Written instruction:
Can you copy out the data exactly? Leave the images out.

--------------------------------

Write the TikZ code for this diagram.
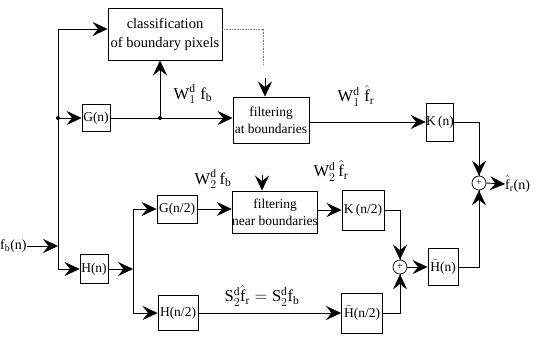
\documentclass[tikz,border=0pt]{standalone}
\usepackage{fontspec}
\setmainfont{Liberation Serif}
\usetikzlibrary{arrows.meta}
\begin{document}
\begin{tikzpicture}[x=1pt,y=-1pt,
  blk/.style={draw, line width=0.9pt, rectangle, inner sep=0pt, align=center, font=\fontsize{13.5}{15}\selectfont},
  sumc/.style={draw, line width=0.7pt, circle, minimum size=14pt, inner sep=0pt, font=\fontsize{10}{10}\selectfont},
  lbl/.style={inner sep=0pt, font=\fontsize{16.5}{18}\selectfont},
  ln/.style={line width=0.9pt},
  ar/.style={line width=0.9pt, -{Stealth[length=15pt,width=14pt,inset=5.5pt,line width=0.5pt]}},
  dt/.style={circle, fill, inner sep=0pt, minimum size=4pt}]
\useasboundingbox (0,0) rectangle (536,338);
% nodes
\node[blk, minimum width=114pt, minimum height=52pt, font=\fontsize{14.5}{19}\selectfont] (cls) at (165,34) {classification\\of boundary pixels};
\node[blk, minimum width=28pt, minimum height=27pt] (G) at (96,118) {G(n)};
\node[blk, minimum width=76pt, minimum height=46pt, font=\fontsize{13.5}{17}\selectfont] (fab) at (271,120) {filtering\\at boundaries};
\node[blk, minimum width=27pt, minimum height=38pt] (K) at (440,122) {K\,(n)};
\node[sumc] (s1) at (479,183) {+};
\node[lbl, anchor=west, font=\fontsize{14}{15}\selectfont] (out) at (505,184) {$\hat{\mathrm f}_{\mathrm r}$(n)};
\node[lbl, anchor=west, font=\fontsize{14}{15}\selectfont] (fb) at (0,246) {f$_{\mathrm b}$(n)};
\node[blk, minimum width=28pt, minimum height=29pt] (H) at (94,269) {H(n)};
\node[blk, minimum width=40pt, minimum height=28pt] (G2) at (177,209) {G(n/2)};
\node[blk, minimum width=40pt, minimum height=35pt] (H2) at (178,313) {H(n/2)};
\node[blk, minimum width=84pt, minimum height=42pt, font=\fontsize{13.5}{17}\selectfont] (fnb) at (275,212) {filtering\\near boundaries};
\node[blk, minimum width=42pt, minimum height=40pt] (K2) at (363,210) {K\,(n/2)};
\node[sumc] (s2) at (400,267) {+};
\node[blk, minimum width=30pt, minimum height=37pt] (Ht) at (443,267) {$\widetilde{\mathrm H}$(n)};
\node[blk, minimum width=41pt, minimum height=40pt] (Ht2) at (362,313) {$\widetilde{\mathrm H}$(n/2)};
% labels
\node[lbl] (l1) at (193,94) {$\mathrm W^{\mathrm d}_{1}\;\mathrm f_{\mathrm b}$};
\node[lbl] (l2) at (356,96) {$\mathrm W^{\mathrm d}_{1}\;\hat{\mathrm f}_{\mathrm r}$};
\node[lbl] (l3) at (213,179) {$\mathrm W^{\mathrm d}_{2}\,\mathrm f_{\mathrm b}$};
\node[lbl] (l4) at (331,171) {$\mathrm W^{\mathrm d}_{2}\,\hat{\mathrm f}_{\mathrm r}$};
\node[lbl] (l5) at (262,296) {$\mathrm S^{\mathrm d}_{2}\hat{\mathrm f}_{\mathrm r}=\mathrm S^{\mathrm d}_{2}\mathrm f_{\mathrm b}$};
% coordinates
\coordinate (ltop) at (58,29);
\coordinate (lbot) at (58,269);
\node[dt] (d1) at (58,118) {};
\node[dt] (d2) at (160,118) {};
\coordinate (sp1) at (133,209);
\coordinate (sp2) at (133,313);
\coordinate (spm) at (133,269);
\coordinate (dc) at (263,64);
\coordinate (fabin) at (265,78);
\coordinate (fnbin) at (262,175);
% connectors
\draw[ar] (fb.east) -- (fb.east -| ltop);
\draw[ln] (ltop) -- (lbot);
\draw[ar] (ltop) -- (ltop -| cls.west);
\draw[ar] (lbot) -- (H.west);
\draw[ar] (d1) -- (G.west);
\draw[ar] (G.east) -- (G.east -| fab.west);
\draw[ar] (d2) -- (d2 |- cls.south);
\draw[densely dotted, line width=0.6pt, gray] (cls.east |- ltop) -| (dc);
\draw[ar] (fabin) -- (fabin |- fab.north);
\draw[ar] (fab.east |- K.west) -- (K.west);
\draw[ln] (K.east) -| (s1.north);
\draw[ar] (s1.north) ++(0,-20) -- (s1.north);
\draw[ar] (s1.east) -- (out.west);
\draw[ar] (H.east) -- (spm);
\draw[ln] (sp1) -- (sp2);
\draw[ar] (sp1) -- (G2.west);
\draw[ar] (sp2) -- (H2.west);
\draw[ar] (G2.east) -- (G2.east -| fnb.west);
\draw[ar] (fnbin) -- (fnbin |- fnb.north);
\draw[ar] (fnb.east |- K2.west) -- (K2.west);
\draw[ln] (K2.east) -| (s2.north);
\draw[ar] (s2.north) ++(0,-20) -- (s2.north);
\draw[ar] (H2.east) -- (Ht2.west);
\draw[ln] (Ht2.east) -| (s2.south);
\draw[ar] (s2.south) ++(0,20) -- (s2.south);
\draw[ar] (s2.east) -- (Ht.west);
\draw[ln] (Ht.east) -| (s1.south);
\draw[ar] (s1.south) ++(0,20) -- (s1.south);
\end{tikzpicture}
\end{document}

--------------------------------

Expected answer:
Write the TikZ code for this diagram.
\documentclass[tikz,border=0pt]{standalone}
\usepackage{fontspec}
\setmainfont{Liberation Serif}
\usetikzlibrary{arrows.meta}
\begin{document}
\begin{tikzpicture}[x=1pt,y=-1pt,
  blk/.style={draw, line width=0.9pt, rectangle, inner sep=0pt, align=center, font=\fontsize{13.5}{15}\selectfont},
  sumc/.style={draw, line width=0.7pt, circle, minimum size=14pt, inner sep=0pt, font=\fontsize{10}{10}\selectfont},
  lbl/.style={inner sep=0pt, font=\fontsize{16.5}{18}\selectfont},
  ln/.style={line width=0.9pt},
  ar/.style={line width=0.9pt, -{Stealth[length=15pt,width=14pt,inset=5.5pt,line width=0.5pt]}},
  dt/.style={circle, fill, inner sep=0pt, minimum size=4pt}]
\useasboundingbox (0,0) rectangle (536,338);
% nodes
\node[blk, minimum width=114pt, minimum height=52pt, font=\fontsize{14.5}{19}\selectfont] (cls) at (165,34) {classification\\of boundary pixels};
\node[blk, minimum width=28pt, minimum height=27pt] (G) at (96,118) {G(n)};
\node[blk, minimum width=76pt, minimum height=46pt, font=\fontsize{13.5}{17}\selectfont] (fab) at (271,120) {filtering\\at boundaries};
\node[blk, minimum width=27pt, minimum height=38pt] (K) at (440,122) {K\,(n)};
\node[sumc] (s1) at (479,183) {+};
\node[lbl, anchor=west, font=\fontsize{14}{15}\selectfont] (out) at (505,184) {$\hat{\mathrm f}_{\mathrm r}$(n)};
\node[lbl, anchor=west, font=\fontsize{14}{15}\selectfont] (fb) at (0,246) {f$_{\mathrm b}$(n)};
\node[blk, minimum width=28pt, minimum height=29pt] (H) at (94,269) {H(n)};
\node[blk, minimum width=40pt, minimum height=28pt] (G2) at (177,209) {G(n/2)};
\node[blk, minimum width=40pt, minimum height=35pt] (H2) at (178,313) {H(n/2)};
\node[blk, minimum width=84pt, minimum height=42pt, font=\fontsize{13.5}{17}\selectfont] (fnb) at (275,212) {filtering\\near boundaries};
\node[blk, minimum width=42pt, minimum height=40pt] (K2) at (363,210) {K\,(n/2)};
\node[sumc] (s2) at (400,267) {+};
\node[blk, minimum width=30pt, minimum height=37pt] (Ht) at (443,267) {$\widetilde{\mathrm H}$(n)};
\node[blk, minimum width=41pt, minimum height=40pt] (Ht2) at (362,313) {$\widetilde{\mathrm H}$(n/2)};
% labels
\node[lbl] (l1) at (193,94) {$\mathrm W^{\mathrm d}_{1}\;\mathrm f_{\mathrm b}$};
\node[lbl] (l2) at (356,96) {$\mathrm W^{\mathrm d}_{1}\;\hat{\mathrm f}_{\mathrm r}$};
\node[lbl] (l3) at (213,179) {$\mathrm W^{\mathrm d}_{2}\,\mathrm f_{\mathrm b}$};
\node[lbl] (l4) at (331,171) {$\mathrm W^{\mathrm d}_{2}\,\hat{\mathrm f}_{\mathrm r}$};
\node[lbl] (l5) at (262,296) {$\mathrm S^{\mathrm d}_{2}\hat{\mathrm f}_{\mathrm r}=\mathrm S^{\mathrm d}_{2}\mathrm f_{\mathrm b}$};
% coordinates
\coordinate (ltop) at (58,29);
\coordinate (lbot) at (58,269);
\node[dt] (d1) at (58,118) {};
\node[dt] (d2) at (160,118) {};
\coordinate (sp1) at (133,209);
\coordinate (sp2) at (133,313);
\coordinate (spm) at (133,269);
\coordinate (dc) at (263,64);
\coordinate (fabin) at (265,78);
\coordinate (fnbin) at (262,175);
% connectors
\draw[ar] (fb.east) -- (fb.east -| ltop);
\draw[ln] (ltop) -- (lbot);
\draw[ar] (ltop) -- (ltop -| cls.west);
\draw[ar] (lbot) -- (H.west);
\draw[ar] (d1) -- (G.west);
\draw[ar] (G.east) -- (G.east -| fab.west);
\draw[ar] (d2) -- (d2 |- cls.south);
\draw[densely dotted, line width=0.6pt, gray] (cls.east |- ltop) -| (dc);
\draw[ar] (fabin) -- (fabin |- fab.north);
\draw[ar] (fab.east |- K.west) -- (K.west);
\draw[ln] (K.east) -| (s1.north);
\draw[ar] (s1.north) ++(0,-20) -- (s1.north);
\draw[ar] (s1.east) -- (out.west);
\draw[ar] (H.east) -- (spm);
\draw[ln] (sp1) -- (sp2);
\draw[ar] (sp1) -- (G2.west);
\draw[ar] (sp2) -- (H2.west);
\draw[ar] (G2.east) -- (G2.east -| fnb.west);
\draw[ar] (fnbin) -- (fnbin |- fnb.north);
\draw[ar] (fnb.east |- K2.west) -- (K2.west);
\draw[ln] (K2.east) -| (s2.north);
\draw[ar] (s2.north) ++(0,-20) -- (s2.north);
\draw[ar] (H2.east) -- (Ht2.west);
\draw[ln] (Ht2.east) -| (s2.south);
\draw[ar] (s2.south) ++(0,20) -- (s2.south);
\draw[ar] (s2.east) -- (Ht.west);
\draw[ln] (Ht.east) -| (s1.south);
\draw[ar] (s1.south) ++(0,20) -- (s1.south);
\end{tikzpicture}
\end{document}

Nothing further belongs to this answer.